Given material —

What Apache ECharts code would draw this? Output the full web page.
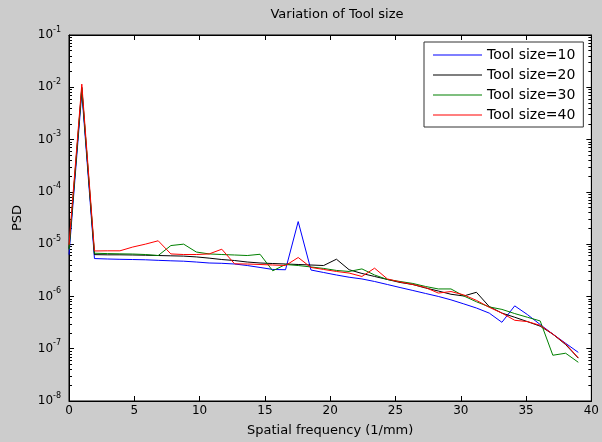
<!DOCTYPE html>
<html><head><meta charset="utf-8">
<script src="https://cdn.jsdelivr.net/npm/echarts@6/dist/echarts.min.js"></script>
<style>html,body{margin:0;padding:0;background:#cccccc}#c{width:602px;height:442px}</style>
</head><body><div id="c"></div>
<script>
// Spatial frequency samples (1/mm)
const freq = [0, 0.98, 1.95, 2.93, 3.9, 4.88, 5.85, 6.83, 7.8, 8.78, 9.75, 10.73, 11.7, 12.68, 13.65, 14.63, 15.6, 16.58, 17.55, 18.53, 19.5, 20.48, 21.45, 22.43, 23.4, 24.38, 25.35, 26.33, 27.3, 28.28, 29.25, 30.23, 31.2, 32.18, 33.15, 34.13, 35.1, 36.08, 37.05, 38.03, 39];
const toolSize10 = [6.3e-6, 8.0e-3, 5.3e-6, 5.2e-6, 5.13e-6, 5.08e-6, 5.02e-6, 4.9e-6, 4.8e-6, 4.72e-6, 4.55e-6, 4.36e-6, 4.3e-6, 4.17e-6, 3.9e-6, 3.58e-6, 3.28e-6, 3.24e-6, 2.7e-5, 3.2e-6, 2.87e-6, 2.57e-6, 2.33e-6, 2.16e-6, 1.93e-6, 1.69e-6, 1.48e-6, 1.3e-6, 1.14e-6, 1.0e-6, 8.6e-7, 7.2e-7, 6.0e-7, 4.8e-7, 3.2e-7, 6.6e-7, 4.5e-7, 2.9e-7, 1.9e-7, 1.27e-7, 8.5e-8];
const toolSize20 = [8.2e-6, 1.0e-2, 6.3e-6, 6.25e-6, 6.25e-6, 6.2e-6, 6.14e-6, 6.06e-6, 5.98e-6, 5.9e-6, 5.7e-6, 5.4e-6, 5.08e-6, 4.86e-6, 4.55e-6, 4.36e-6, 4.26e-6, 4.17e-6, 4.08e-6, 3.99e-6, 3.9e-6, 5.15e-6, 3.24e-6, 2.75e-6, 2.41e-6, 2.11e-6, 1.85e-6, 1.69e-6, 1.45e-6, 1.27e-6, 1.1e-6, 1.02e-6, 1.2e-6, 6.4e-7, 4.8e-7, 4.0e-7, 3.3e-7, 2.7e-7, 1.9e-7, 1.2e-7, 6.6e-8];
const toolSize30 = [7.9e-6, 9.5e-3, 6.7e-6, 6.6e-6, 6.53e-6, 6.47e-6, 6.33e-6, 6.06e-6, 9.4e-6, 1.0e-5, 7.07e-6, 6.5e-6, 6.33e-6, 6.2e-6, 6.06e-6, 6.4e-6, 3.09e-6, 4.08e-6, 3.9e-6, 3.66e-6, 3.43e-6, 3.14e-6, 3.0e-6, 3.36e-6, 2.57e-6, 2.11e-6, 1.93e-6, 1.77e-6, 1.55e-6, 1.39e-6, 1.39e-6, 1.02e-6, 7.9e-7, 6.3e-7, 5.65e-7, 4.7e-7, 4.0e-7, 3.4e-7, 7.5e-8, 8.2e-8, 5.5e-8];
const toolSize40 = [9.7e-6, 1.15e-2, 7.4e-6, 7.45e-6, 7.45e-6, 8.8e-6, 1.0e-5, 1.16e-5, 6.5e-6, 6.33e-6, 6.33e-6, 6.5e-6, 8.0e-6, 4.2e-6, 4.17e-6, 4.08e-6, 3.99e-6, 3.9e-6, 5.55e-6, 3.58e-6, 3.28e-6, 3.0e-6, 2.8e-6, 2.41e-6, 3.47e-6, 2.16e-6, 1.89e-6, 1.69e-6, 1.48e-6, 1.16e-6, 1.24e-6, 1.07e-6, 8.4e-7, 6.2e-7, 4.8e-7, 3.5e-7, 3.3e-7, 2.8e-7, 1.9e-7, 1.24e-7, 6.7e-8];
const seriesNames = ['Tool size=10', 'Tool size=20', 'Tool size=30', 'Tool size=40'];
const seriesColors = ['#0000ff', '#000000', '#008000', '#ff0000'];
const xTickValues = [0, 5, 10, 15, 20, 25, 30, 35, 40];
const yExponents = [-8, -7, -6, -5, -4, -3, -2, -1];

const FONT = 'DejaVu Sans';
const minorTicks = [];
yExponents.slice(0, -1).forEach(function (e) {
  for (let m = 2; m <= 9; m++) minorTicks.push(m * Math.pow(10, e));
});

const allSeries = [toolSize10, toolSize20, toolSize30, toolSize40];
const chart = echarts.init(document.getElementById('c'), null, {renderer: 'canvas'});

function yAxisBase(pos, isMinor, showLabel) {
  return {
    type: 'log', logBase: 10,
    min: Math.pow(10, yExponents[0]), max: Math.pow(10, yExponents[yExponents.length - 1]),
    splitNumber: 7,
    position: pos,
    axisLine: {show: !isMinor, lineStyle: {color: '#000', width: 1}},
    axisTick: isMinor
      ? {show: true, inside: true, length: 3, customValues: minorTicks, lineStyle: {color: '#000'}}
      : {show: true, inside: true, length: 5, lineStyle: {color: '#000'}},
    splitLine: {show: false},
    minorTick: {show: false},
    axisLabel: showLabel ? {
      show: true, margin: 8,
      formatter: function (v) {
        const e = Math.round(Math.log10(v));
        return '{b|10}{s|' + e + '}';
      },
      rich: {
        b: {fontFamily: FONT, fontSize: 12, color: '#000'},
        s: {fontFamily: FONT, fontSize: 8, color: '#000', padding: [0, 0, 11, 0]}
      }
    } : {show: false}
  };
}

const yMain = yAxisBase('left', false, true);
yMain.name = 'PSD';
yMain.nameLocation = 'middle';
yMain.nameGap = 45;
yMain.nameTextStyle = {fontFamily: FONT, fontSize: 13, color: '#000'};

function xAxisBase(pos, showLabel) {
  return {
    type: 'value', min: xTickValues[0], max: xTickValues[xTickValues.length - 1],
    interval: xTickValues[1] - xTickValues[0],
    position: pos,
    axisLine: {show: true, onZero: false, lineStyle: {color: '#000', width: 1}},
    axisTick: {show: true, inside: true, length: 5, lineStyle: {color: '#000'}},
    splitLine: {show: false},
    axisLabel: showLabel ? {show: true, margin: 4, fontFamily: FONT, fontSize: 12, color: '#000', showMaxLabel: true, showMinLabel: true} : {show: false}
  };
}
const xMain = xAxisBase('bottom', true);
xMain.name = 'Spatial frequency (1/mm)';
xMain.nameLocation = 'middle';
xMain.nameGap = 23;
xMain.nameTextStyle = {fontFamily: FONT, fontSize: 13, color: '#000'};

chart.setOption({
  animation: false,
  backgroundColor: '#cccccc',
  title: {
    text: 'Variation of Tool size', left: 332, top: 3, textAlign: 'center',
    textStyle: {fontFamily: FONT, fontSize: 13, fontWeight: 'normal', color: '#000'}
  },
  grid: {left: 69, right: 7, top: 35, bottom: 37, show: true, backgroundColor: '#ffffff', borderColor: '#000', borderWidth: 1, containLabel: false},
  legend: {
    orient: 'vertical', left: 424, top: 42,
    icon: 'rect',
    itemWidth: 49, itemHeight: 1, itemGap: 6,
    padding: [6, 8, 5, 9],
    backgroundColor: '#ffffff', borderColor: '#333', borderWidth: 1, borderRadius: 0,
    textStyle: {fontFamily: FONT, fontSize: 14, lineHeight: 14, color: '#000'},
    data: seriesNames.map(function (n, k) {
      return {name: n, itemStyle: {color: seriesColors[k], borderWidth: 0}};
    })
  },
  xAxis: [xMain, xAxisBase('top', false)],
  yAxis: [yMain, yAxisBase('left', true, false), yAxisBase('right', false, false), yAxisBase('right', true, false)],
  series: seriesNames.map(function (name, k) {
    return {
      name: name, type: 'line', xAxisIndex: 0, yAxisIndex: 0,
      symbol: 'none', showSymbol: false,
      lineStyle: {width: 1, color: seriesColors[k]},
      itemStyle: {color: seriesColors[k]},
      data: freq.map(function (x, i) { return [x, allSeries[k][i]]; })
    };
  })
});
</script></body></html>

Problem details —
Omit the pictures, then repeat exactly each line from the beginning of the listing through the line with "const yExponents = [-8, -7, -6, -5, -4, -3, -2, -1];".

Correct response —
What Apache ECharts code would draw this? Output the full web page.
<!DOCTYPE html>
<html><head><meta charset="utf-8">
<script src="https://cdn.jsdelivr.net/npm/echarts@6/dist/echarts.min.js"></script>
<style>html,body{margin:0;padding:0;background:#cccccc}#c{width:602px;height:442px}</style>
</head><body><div id="c"></div>
<script>
// Spatial frequency samples (1/mm)
const freq = [0, 0.98, 1.95, 2.93, 3.9, 4.88, 5.85, 6.83, 7.8, 8.78, 9.75, 10.73, 11.7, 12.68, 13.65, 14.63, 15.6, 16.58, 17.55, 18.53, 19.5, 20.48, 21.45, 22.43, 23.4, 24.38, 25.35, 26.33, 27.3, 28.28, 29.25, 30.23, 31.2, 32.18, 33.15, 34.13, 35.1, 36.08, 37.05, 38.03, 39];
const toolSize10 = [6.3e-6, 8.0e-3, 5.3e-6, 5.2e-6, 5.13e-6, 5.08e-6, 5.02e-6, 4.9e-6, 4.8e-6, 4.72e-6, 4.55e-6, 4.36e-6, 4.3e-6, 4.17e-6, 3.9e-6, 3.58e-6, 3.28e-6, 3.24e-6, 2.7e-5, 3.2e-6, 2.87e-6, 2.57e-6, 2.33e-6, 2.16e-6, 1.93e-6, 1.69e-6, 1.48e-6, 1.3e-6, 1.14e-6, 1.0e-6, 8.6e-7, 7.2e-7, 6.0e-7, 4.8e-7, 3.2e-7, 6.6e-7, 4.5e-7, 2.9e-7, 1.9e-7, 1.27e-7, 8.5e-8];
const toolSize20 = [8.2e-6, 1.0e-2, 6.3e-6, 6.25e-6, 6.25e-6, 6.2e-6, 6.14e-6, 6.06e-6, 5.98e-6, 5.9e-6, 5.7e-6, 5.4e-6, 5.08e-6, 4.86e-6, 4.55e-6, 4.36e-6, 4.26e-6, 4.17e-6, 4.08e-6, 3.99e-6, 3.9e-6, 5.15e-6, 3.24e-6, 2.75e-6, 2.41e-6, 2.11e-6, 1.85e-6, 1.69e-6, 1.45e-6, 1.27e-6, 1.1e-6, 1.02e-6, 1.2e-6, 6.4e-7, 4.8e-7, 4.0e-7, 3.3e-7, 2.7e-7, 1.9e-7, 1.2e-7, 6.6e-8];
const toolSize30 = [7.9e-6, 9.5e-3, 6.7e-6, 6.6e-6, 6.53e-6, 6.47e-6, 6.33e-6, 6.06e-6, 9.4e-6, 1.0e-5, 7.07e-6, 6.5e-6, 6.33e-6, 6.2e-6, 6.06e-6, 6.4e-6, 3.09e-6, 4.08e-6, 3.9e-6, 3.66e-6, 3.43e-6, 3.14e-6, 3.0e-6, 3.36e-6, 2.57e-6, 2.11e-6, 1.93e-6, 1.77e-6, 1.55e-6, 1.39e-6, 1.39e-6, 1.02e-6, 7.9e-7, 6.3e-7, 5.65e-7, 4.7e-7, 4.0e-7, 3.4e-7, 7.5e-8, 8.2e-8, 5.5e-8];
const toolSize40 = [9.7e-6, 1.15e-2, 7.4e-6, 7.45e-6, 7.45e-6, 8.8e-6, 1.0e-5, 1.16e-5, 6.5e-6, 6.33e-6, 6.33e-6, 6.5e-6, 8.0e-6, 4.2e-6, 4.17e-6, 4.08e-6, 3.99e-6, 3.9e-6, 5.55e-6, 3.58e-6, 3.28e-6, 3.0e-6, 2.8e-6, 2.41e-6, 3.47e-6, 2.16e-6, 1.89e-6, 1.69e-6, 1.48e-6, 1.16e-6, 1.24e-6, 1.07e-6, 8.4e-7, 6.2e-7, 4.8e-7, 3.5e-7, 3.3e-7, 2.8e-7, 1.9e-7, 1.24e-7, 6.7e-8];
const seriesNames = ['Tool size=10', 'Tool size=20', 'Tool size=30', 'Tool size=40'];
const seriesColors = ['#0000ff', '#000000', '#008000', '#ff0000'];
const xTickValues = [0, 5, 10, 15, 20, 25, 30, 35, 40];
const yExponents = [-8, -7, -6, -5, -4, -3, -2, -1];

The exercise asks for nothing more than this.